Following marriage to and divorce from Sally Ronaldson, in the mid-1960s Gregson embarked on a long-distance romance with Natalie Wood, who later moved in with him in Pimlico (where she was robbed of jewellery and furs worth £30,000). They married in May 1969, and had one daughter, Natasha, but they divorced the following year after Natalie had overheard him chatting too intimately to his secretary on the telephone.

Natalie Wood later married Robert Wagner; after she drowned in 1980, Gregson immediately went to comfort his daughter. Though he could have pressed for custody, he allowed Wagner to keep Natasha and raise her with her half-sister, Courtney, Wagner pointing out that the two girls needed each other.

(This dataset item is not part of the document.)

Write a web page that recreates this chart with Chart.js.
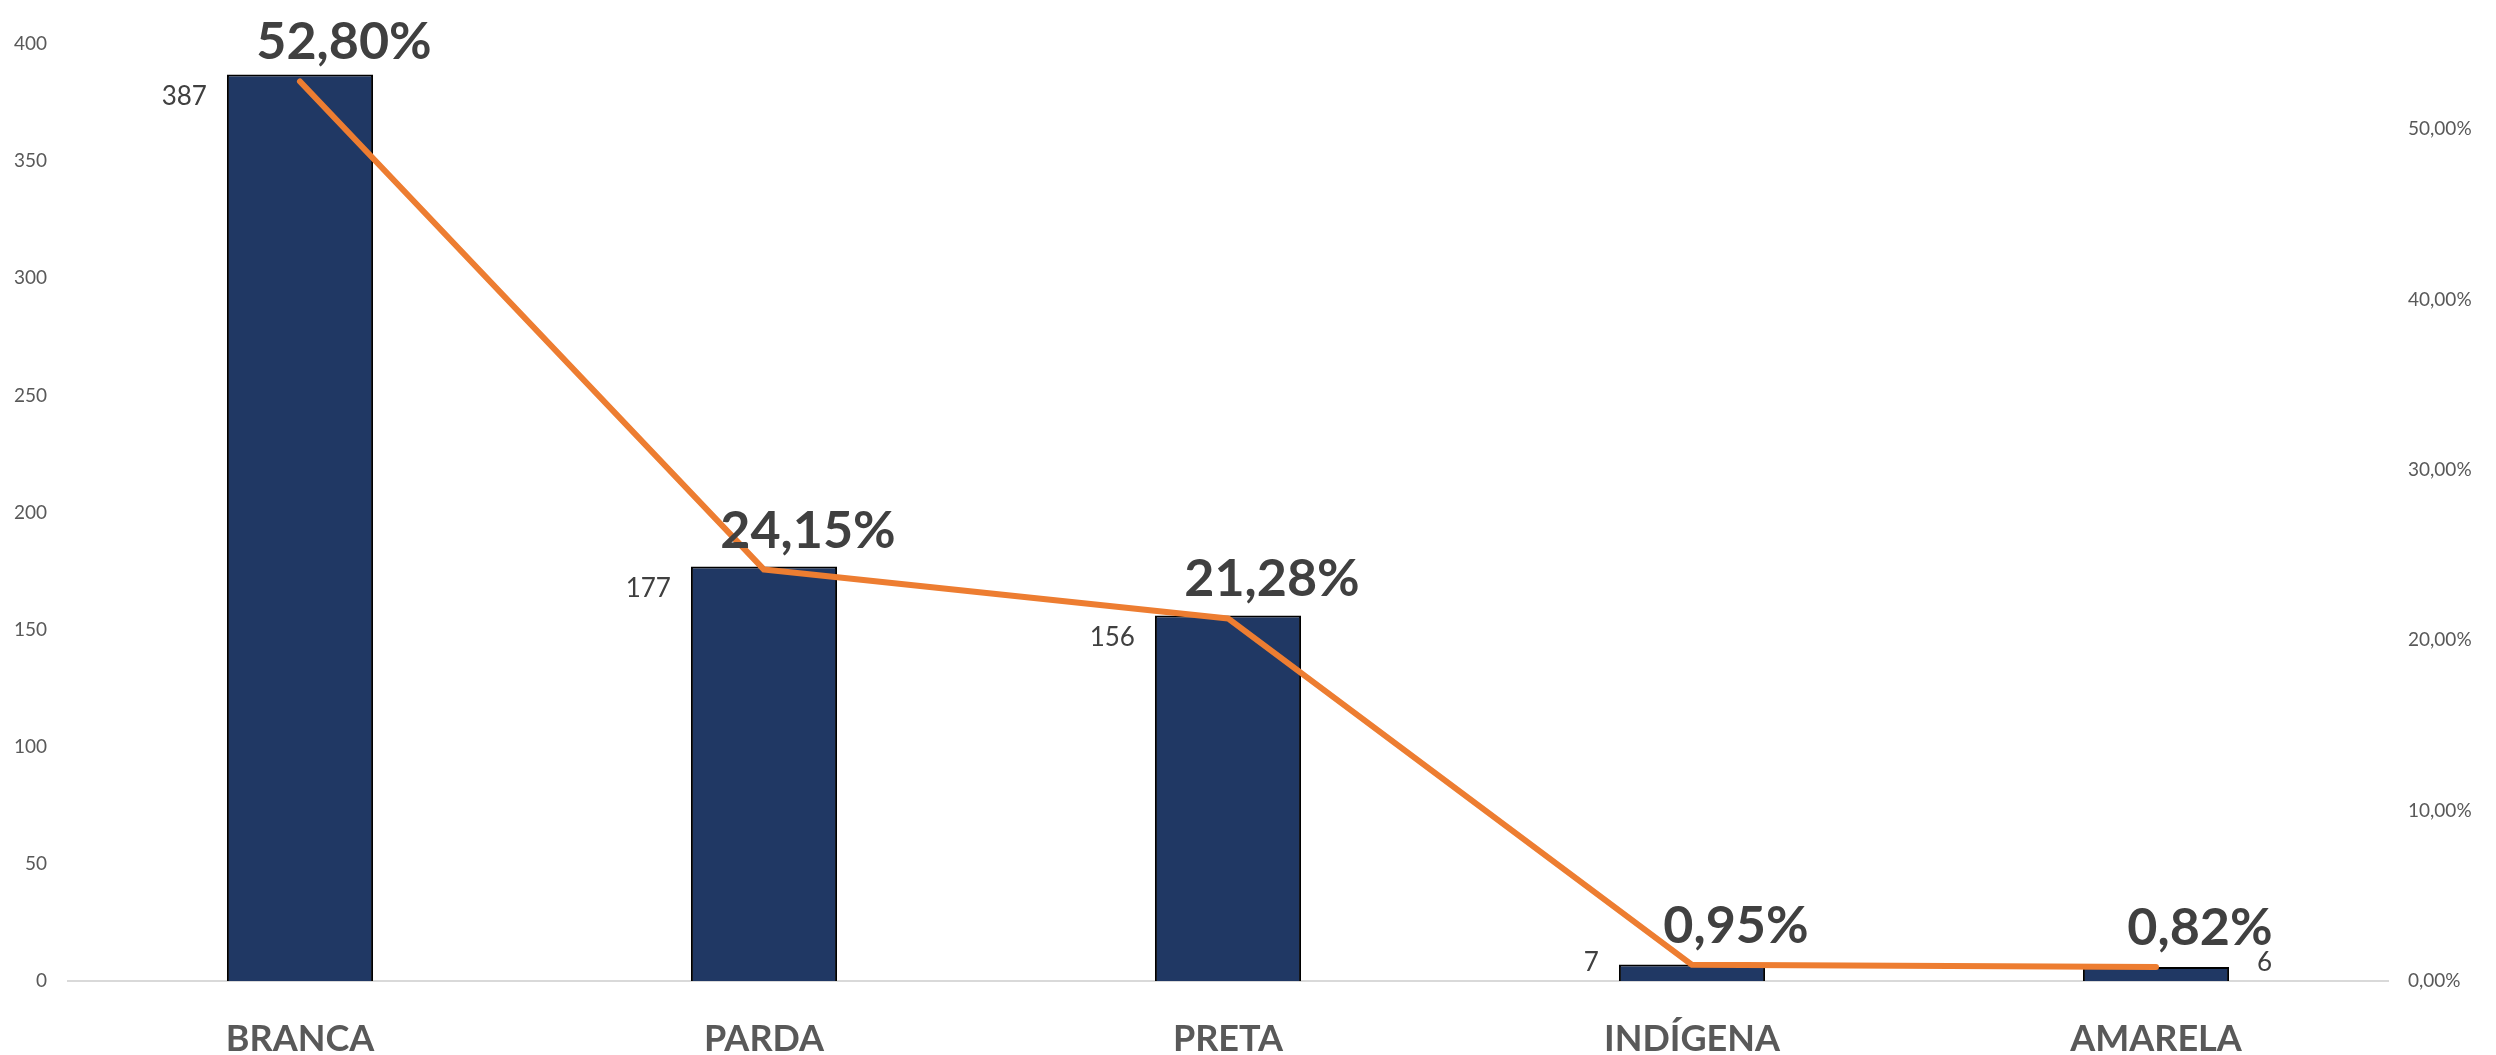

As Wagner put it: “Because of Richard’s decency, there were no more losses piled on top of what had already happened.” It also made possible a strong link between Natasha and her father, who enjoyed her beach-time holidays with him every bit as much as her Hollywood life with Wagner, who married the actress Jill St John.

Sally Ronaldson, whom he married in 1958, was Gregson’s first wife. They had two daughters and a son. They were divorced, and she died in 2003.

In 1984 he married, thirdly, Julia Gregson, whose 2009 novel, East of the Sun, won numerous prizes and was translated into 21 languages. They settled happily in North Wales and had a daughter.